Bearing manufacturer NSK is currently developing a new and cost-effective way of preventing electrical erosion in the drivetrains of electric vehicles (EVs). Based on a unique method of producing a patented plastic over-moulding for deep groove ball bearings, EV manufacturers will reportedly make significant savings in comparison with expensive ‘hybrid’ bearings that feature insulating components made from ceramics.
Parasitic current can take many paths through an EV motor due to circumstances such as the presence of an inverter that switches frequently across multiple phases. Specific types of electric motor architecture can also cause a variety of bearing current flows, including rotor ground bearing currents, circulating bearing currents and EDM (electrical discharge machining) currents.
EDM currents, in particular, present a severe risk to bearings, largely due to arcing that occurs at specific voltages. This arcing (load charging) leads to uncontrolled discharging at fairly high ampere values, essentially changing the morphology of the steel bearing rings and balls. Here, material melts and re-solidifies on the metal surface so that ripples several microns deep begin to appear on the bearing raceways of both the inner and outer ring. Excessive noise is often the first indicator of this issue. For EVs, which are becoming more silent with ongoing development, noise is highly undesirable.

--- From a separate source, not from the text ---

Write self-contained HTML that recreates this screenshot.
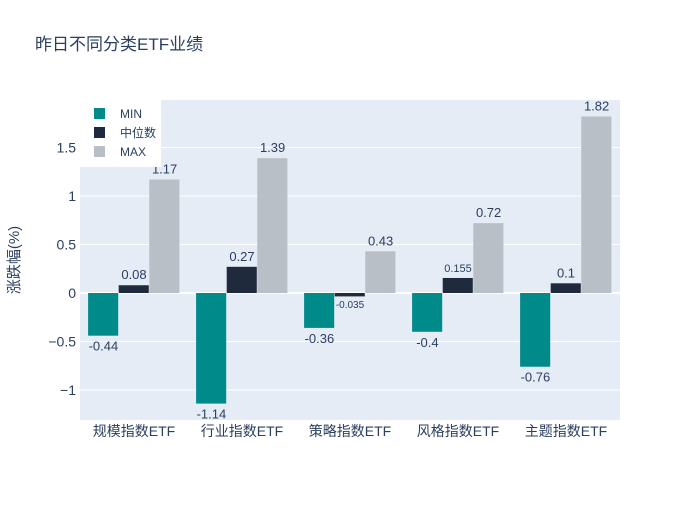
<!DOCTYPE html>
<html><head><meta charset="utf-8"><style>
body{margin:0;background:#fff}
svg text{font-family:"Liberation Sans","Noto Sans CJK SC",sans-serif;fill:#2a3f5f}
</style></head><body>
<svg id="c" width="700" height="500" xmlns="http://www.w3.org/2000/svg">
<text x="35" y="50" font-size="17">昨日不同分类ETF业绩</text>
<rect x="80" y="100" width="540" height="320" fill="#e5ecf6"/>
<g id="grid"></g><g id="bars"></g><g id="axes"></g>
<text transform="translate(19,260) rotate(-90)" text-anchor="middle" font-size="15">涨跌幅(%)</text>
<rect x="80" y="100" width="81" height="67" fill="#fff"/>
<g id="legend"></g>
</svg>
<script>
const categories=["规模指数ETF","行业指数ETF","策略指数ETF","风格指数ETF","主题指数ETF"];
const seriesNames=["MIN","中位数","MAX"];
const minVals=[-0.44,-1.14,-0.36,-0.4,-0.76];
const medVals=[0.08,0.27,-0.035,0.155,0.1];
const maxVals=[1.17,1.39,0.43,0.72,1.82];
const yTicks=[-1,-0.5,0,0.5,1,1.5];
const yTickLabels=["−1","−0.5","0","0.5","1","1.5"];
const colors=["#008b8a","#1f2a3c","#b8bfc6"];
const NS="http://www.w3.org/2000/svg";
const y=v=>293-v*97;
const bandW=108, x0=80;
function mk(tag,attrs,parent,txt){const e=document.createElementNS(NS,tag);for(const k in attrs)e.setAttribute(k,attrs[k]);if(txt!==undefined)e.textContent=txt;document.getElementById(parent).appendChild(e);return e;}
yTicks.forEach((t,i)=>{
  const g=mk('line',{x1:80,x2:620,y1:y(t),y2:y(t),stroke:'#fff','stroke-width':t===0?2:1},'grid');
  
  
  const l=mk('text',{x:76,y:y(t)+5,'text-anchor':'end','font-size':14},'axes',yTickLabels[i]);
  
  
});
const all=[minVals,medVals,maxVals];
const bw=30.6;
categories.forEach((c,i)=>{
  const cx=x0+bandW*(i+0.5);
  const l=mk('text',{x:cx,y:436,'text-anchor':'middle','font-size':14},'axes',c);
  
  
  all.forEach((s,j)=>{
    const v=s[i];const bx=cx-1.5*bw+j*bw;
    const top=Math.min(y(0),y(v)),h=Math.abs(y(v)-y(0));
    const r=mk('rect',{x:bx,y:top,width:bw-0.5,height:Math.max(h,1),fill:colors[j]},'bars');
    
    
    const small=Math.abs(v)<0.05;
    const ty=v>=0?y(v)-6:y(v)+15;
    const t=mk('text',{x:bx+bw/2,y:ty,'text-anchor':'middle','font-size':small?10:(j===1&&v===0.155?11:13)},'bars',String(v));
    if(small&&v<0){t.setAttribute('y',y(0)+15);}
    
    
  });
});
seriesNames.forEach((n,i)=>{
  const yy=108+i*19;
  const r=mk('rect',{x:94,y:yy,width:11,height:11,fill:colors[i]},'legend');
  
  
  const t=mk('text',{x:120,y:yy+10,'font-size':12},'legend',n);
  
  
});
</script>
</body></html>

NSK decided it was time to set about developing a solution to this long-standing problem, firstly by assessing the conditions that promote electrical erosion, including: operating conditions such as load, rotational speed, temperature and lubricant viscosity; the condition of the resulting lubrication (hydrodynamic, mixed, boundary); and electrical properties like resistance (material and capacitive).
Established methods to help prevent electrical erosion essentially comprise either insulation or conduction. If the charges are not too high, it might be sufficient to employ a conductive grease or well-dimensioned grounding elements. However, for specific bearing positions, such as the drive-end bearing prior to the gearbox, insulation is required in the form of either ceramic or plastic bearing components. For instance, NSK can use ceramic as a coating on the outer or inner rings, or can manufacture the entire roller elements and balls from ceramic. Although these ‘hybrid’ bearings provide an optimal countermeasure to electrical erosion, they are also expensive.
The requirement for a more cost-effective solution is pressing because the high-voltage architecture of EVs is about to change from the 400V systems that are dominant today, to 800V. The latter will potentially command 50% of the market as soon as 2030, which will simply double the issue and require even better protection measures for bearings.
NSK is therefore proposing the use of a plastic over-moulding made from a high-performance a PPS (polyphenylene sulphide) polymer that offers high resistance against heat and a large variety of chemicals, as well as stable electrical and mechanical performance (even at temperatures up to 150°C). In addition, the material provides a low level of water absorption, unlike many other polymer types, ensuring dimensional stability.
Comprehensive NSK tests reveal the performance of the over-moulded bearings in comparison with the company’s standard bearings. For example, at 24V voltage and 15kHz frequency, standard bearings showed clear electrical erosion of the inner and outer rings. In contrast, the new NSK over-moulded bearings demonstrated no evidence of this phenomenon. The same outcome resulted at various rotational speeds.
Production of the over-moulding comes courtesy of an innovative injection moulding process located at an NSK facility in Europe to optimise supply to the EV industry. Special mould features ensure homogenous distribution and orientation of the molecules and glass fibres to optimise mechanical performance. Notably, the precision of the over-moulding means there is no requirement for grinding, leaving a ‘structured’ finish in place. As a result there is not 100% contact between the housing and the outside diameter of the bearing, creating gaps filled with air. Air is a good isolator and costs nothing. This innovation provides market differentiation for the NSK solution. As a further benefit, the structured finish overcomes the established issue of bearing creep within housings, as it potentially provides a better fit due to multiple contact points (depending on the use case).
Applicable on the inner and outer ring, the patented insulation layer will usually range from 0.7 to 1.2mm in thickness. To accommodate the extra material NSK can offer space-neutral solutions. This is easiest when starting a new bearing design, although NSK can also machine material from the outer diameter of existing bearings accordingly. However, there is a cost element to this solution. As an alternative proposal, OEMs can look to open up the housing that accommodates the bearing, which means NSK will not have to change its process. Taking this pathway allows EV manufacturers to take full advantage of the significant cost savings available in comparison with hybrid bearings.
At last, the EV industry has a cost-effective solution that negates the electrical erosion of bearings in electrified drivetrains. The over-moulding is currently applicable to NSK’s 6008 and soon for its 6206 deep groove ball bearing series (sealed and non-sealed), which are suited to EV applications. NSK also has a modular test mould available that covers outer diameters from 55-95mm (up to 30mm width), and is looking to undertake tests on behalf of customers with requirements in this range.